Finding Black-box Adversarial Examples with Limited Queries
Black-box attacks generate adversarial examples (AEs) against deep neural networks with only API access to the victim model.
Existing black-box attacks can be grouped into two main categories:
Transfer Attacks use white-box attacks on local models to find candidate adversarial examples that transfer to the target model.
Optimization Attacks use queries to the target model and apply optimization techniques to search for adversarial examples.
We propose a hybrid attack that combines transfer and optimization attacks:
Transfer Attack → Optimization Attack — take candidate adversarial examples of the local models of transfer attacks as the starting points for optimization attacks.
Optimization Attack → Transfer Attack — intermediate query results from the optimization attacks are used to fine-tune the local models of transfer attacks.
We validate effectiveness of the hybrid attack over the baseline on three benchmark datasets: MNIST, CIFAR10, ImageNet. In this post, we only show the results of AutoZOOM as the selected optimization method. More results of other attacks can be found in the paper.
Local Adversarial Examples are Useful (Transfer → Optimization)
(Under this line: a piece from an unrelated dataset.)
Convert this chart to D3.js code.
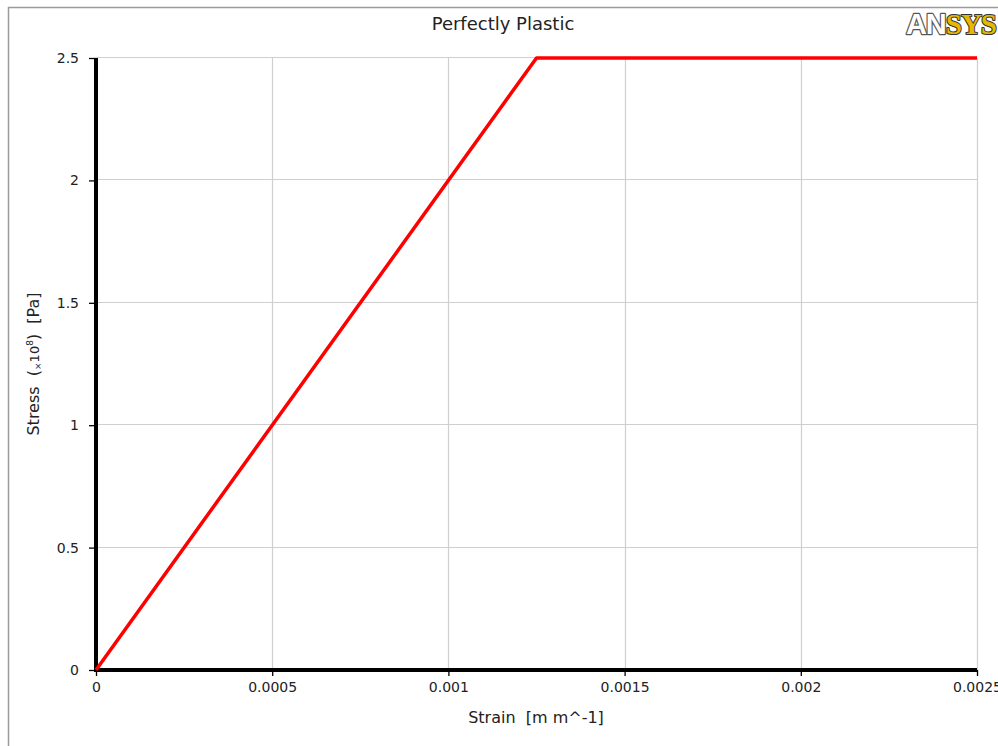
<!DOCTYPE html>
<html>
<head>
<meta charset="utf-8">
<script src="https://cdn.jsdelivr.net/npm/d3@7"></script>
<style>
  body { margin: 0; background: #fff; }
  svg { display: block; font-family: "DejaVu Sans", sans-serif; }
</style>
</head>
<body>
<svg id="chart" width="998" height="746"></svg>
<script>
'use strict'

// strain [m m^-1] vs stress [x10^8 Pa]
const strain = [0, 0.00125, 0.0025]
const stress = [0, 2.5, 2.5]
const xTicks = [0, 0.0005, 0.001, 0.0015, 0.002, 0.0025]
const yTicks = [0, 0.5, 1, 1.5, 2, 2.5]
const xTickLabels = ['0', '0.0005', '0.001', '0.0015', '0.002', '0.0025']
const yTickLabels = ['0', '0.5', '1', '1.5', '2', '2.5']

const svg = d3.select('#chart')
const plot = { left: 96, right: 977, top: 58, bottom: 670 }

const x = d3.scaleLinear().domain([0, 0.0025]).range([plot.left, plot.right])
const y = d3.scaleLinear().domain([0, 2.5]).range([plot.bottom, plot.top])

// outer frame (top and left edges are visible)
svg.append('path')
  .attr('d', 'M8.5,746 L8.5,7.5 L998,7.5')
  .attr('fill', 'none')
  .attr('stroke', '#9a9a9a')
  .attr('stroke-width', 1.5)

// grid
svg.append('g')
  .selectAll('line')
  .data(xTicks.slice(1))
  .join('line')
  .attr('x1', d => Math.round(x(d)) + 0.5)
  .attr('x2', d => Math.round(x(d)) + 0.5)
  .attr('y1', plot.top)
  .attr('y2', plot.bottom)
  .attr('stroke', '#cfcfcf')
  .attr('stroke-width', 1.2)

svg.append('g')
  .selectAll('line')
  .data(yTicks.slice(1))
  .join('line')
  .attr('x1', plot.left)
  .attr('x2', plot.right)
  .attr('y1', d => Math.round(y(d)) - 0.5)
  .attr('y2', d => Math.round(y(d)) - 0.5)
  .attr('stroke', '#cfcfcf')
  .attr('stroke-width', 1.2)

// axes
const xAxis = d3.axisBottom(x)
  .tickValues(xTicks)
  .tickFormat((d, i) => xTickLabels[i])
  .tickSize(6)
  .tickPadding(6)

const yAxis = d3.axisLeft(y)
  .tickValues(yTicks)
  .tickFormat((d, i) => yTickLabels[i])
  .tickSize(7)
  .tickPadding(10)

const gx = svg.append('g')
  .attr('transform', `translate(0,${plot.bottom})`)
  .call(xAxis)
gx.select('.domain').remove()

const gy = svg.append('g')
  .attr('transform', `translate(${plot.left},0)`)
  .call(yAxis)
gy.select('.domain').remove()

svg.selectAll('.tick text')
  .attr('font-size', 14)
  .attr('fill', '#222')
  .attr('font-family', '"DejaVu Sans", sans-serif')
svg.selectAll('.tick line').attr('stroke', '#000').attr('stroke-width', 1.3)

// thick black axis lines
svg.append('line')
  .attr('x1', plot.left).attr('x2', plot.left)
  .attr('y1', plot.top).attr('y2', plot.bottom + 2)
  .attr('stroke', '#000').attr('stroke-width', 4)
svg.append('line')
  .attr('x1', plot.left - 2).attr('x2', plot.right)
  .attr('y1', plot.bottom).attr('y2', plot.bottom)
  .attr('stroke', '#000').attr('stroke-width', 4)

// data line
const line = d3.line()
  .x((d, i) => x(strain[i]))
  .y(d => y(d))

svg.append('path')
  .datum(stress)
  .attr('d', line)
  .attr('fill', 'none')
  .attr('stroke', '#ff0000')
  .attr('stroke-width', 3.5)
  .attr('stroke-linejoin', 'round')

// title
svg.append('text')
  .attr('x', 503)
  .attr('y', 30)
  .attr('text-anchor', 'middle')
  .attr('font-size', 18)
  .attr('fill', '#222')
  .text('Perfectly Plastic')

// axis labels
svg.append('text')
  .attr('x', 536)
  .attr('y', 723)
  .attr('text-anchor', 'middle')
  .attr('font-size', 16)
  .attr('fill', '#222')
  .attr('xml:space', 'preserve')
  .text('Strain  [m m^-1]')

const yLabel = svg.append('text')
  .attr('transform', 'translate(39,364) rotate(-90)')
  .attr('text-anchor', 'middle')
  .attr('font-size', 16)
  .attr('fill', '#222')
  .attr('xml:space', 'preserve')
yLabel.append('tspan').text('Stress  (')
yLabel.append('tspan').attr('font-size', 9).attr('dy', 2).text('×')
yLabel.append('tspan').attr('font-size', 13).attr('dy', -2).text('10')
yLabel.append('tspan').attr('font-size', 9).attr('dy', -6).text('8')
yLabel.append('tspan').attr('dy', 6).text(')  [Pa]')

// ANSYS logo
const logo = svg.append('text')
  .attr('x', 996)
  .attr('y', 34)
  .attr('text-anchor', 'end')
  .attr('font-size', 29)
  .attr('font-weight', 'bold')
  .attr('font-family', '"Liberation Serif", serif')
  .attr('letter-spacing', -1)
  .attr('paint-order', 'stroke')
  .attr('stroke-linejoin', 'round')
logo.append('tspan')
  .attr('font-family', '"Liberation Sans", sans-serif')
  .attr('fill', '#ffffff')
  .attr('stroke', '#555')
  .attr('stroke-width', 2.4)
  .text('AN')
logo.append('tspan')
  .attr('fill', '#e8b800')
  .attr('stroke', '#333')
  .attr('stroke-width', 2)
  .text('SYS')
</script>
</body>
</html>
Below, we compare the performance of AutoZOOM attack when it starts from 1) the local adversarial examples, and 2) the original points. Here, we report results for targeted attacks on normal (i.e., non-robust) models:
Local AEs can substantially boost the performance of optimization attacks, but when the same attack is used against robust models, the improvement is small:
This ineffectiveness appears to stem from differences in the attack space of normal and robust models. Therefore, to improve effectiveness against robust target model, we use robust local models to produce the transfer candidates for starting the optimization attacks. The figure below compares impact of normal and robust local models when attacking the robust target model:
Tuning with Byproduces Doesn’t Help Much (Optimization → Transfer)
Below, we compare the performance of AutoZOOM attack on MNIST normal model when the local models are 1) fine-tuned during the attack process, and 2) kept static:
Tuining local models using byproducts from the optimization attack improves the query efficiency. However, for more complex datasets (e.g., CIFAR10), we observe degradation in the attack performance by fine-tuning (check Table 6 in the paper).
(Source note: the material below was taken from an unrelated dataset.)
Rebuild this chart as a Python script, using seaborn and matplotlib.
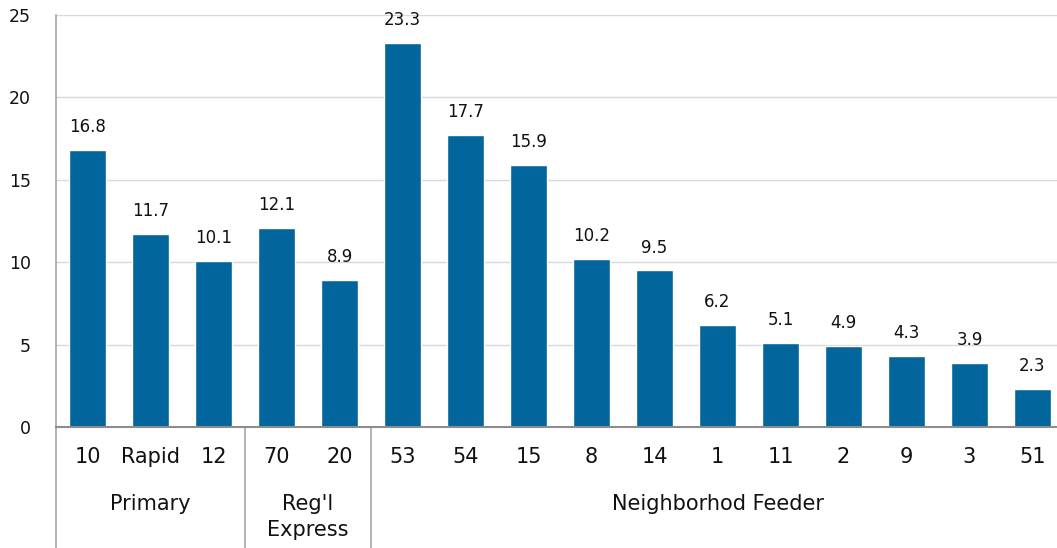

We consider a batch attack scenario: adversaries have limited number of queries and want to maximize the number of adversarial examples found within the limit. This is a more realistic way to evaluate attacks for most adversarial purposes, then just looking at the average cost to attack each seed in a large pool of seeds.
The number of queries required for attacking a specific seed varies greatly across seeds:
Based on this observation, we propose two-phase strategy to prioritize easy seeds for the hybrid attack:
In the first phase, the likely-to-transfer seeds are prioritized based on their PGD-steps taken to attack the local models. The candidate adversarial example for seed seed is attempted in order to find all the direct transfers.
In the second phase, the remaining seeds are prioritized based on their target loss value with respect to the target model.
To validate effectievness of the two-phase strategy, we compare to two seed prioritization strategies:
Retroactive Optimal: a non-realizable attack that assumes adversaries already know the exact number of queries to attack each seed (before the attack starts) and can prioritize seeds by their actual query cost. This provides an lower bound on the query cost for an optimal strategy.
Random: this is a baseline strategy where seeds are prioritized in random order (this is the stragety assumed in most works where the adverage costs are reported).
Results for the AutoZOOM attack on a normal ImageNet model are shown below:
Our two-phase strategy performs closely to the retroactive optimal strategy and outpeforms random baseline significantly: with same number of query limit, two-phase strategy finds significantly more adversarial examples comapred to the random baseline, and is closer to the retroactive optimal case. (See the paper for more experimental results and variations on the prioritization strategy.)
Transfer → Optimization: local adversarial examples can generally be used to boost optimization attacks. One caveat is, against robust target model, hybrid attack is more effective with robust local models.
Transfer → Optimization: fine-tuning local models is only helpful for small scale dataset (e.g., MNIST) and fails to generalize to more complex datasets. It is an open question whether we can make the fine-tuning process work for complex datasets.
Prioritizing seeds based on two-phase strategy for the hybrid attack can significantly improve its query efficiency in batch attack scenario.
Our results make the case that it is important to evaluate both attacks and defenses with a more realistic adversary model than just looking at the average cost to attack a seed over a large pool of seeds. When an adversary only need to find a small number of adversarial examples, and has access to a large pool of potential seeds to attack (of equal value to the adversary), then the effective costs of a successful attack can be orders of magnitude lower than what would be projected assuming an adversary who cannot prioritize seeds to attack.
In this repository, we provide the source code to reproduce the results in the paper. In addition, we believe our hybrid attack framework can (potentially) help boost the performance of new optimization attacks. Therefore, in the repository, we also provide tutorials to incorporate new optimization attacks into the hybrid attack framework.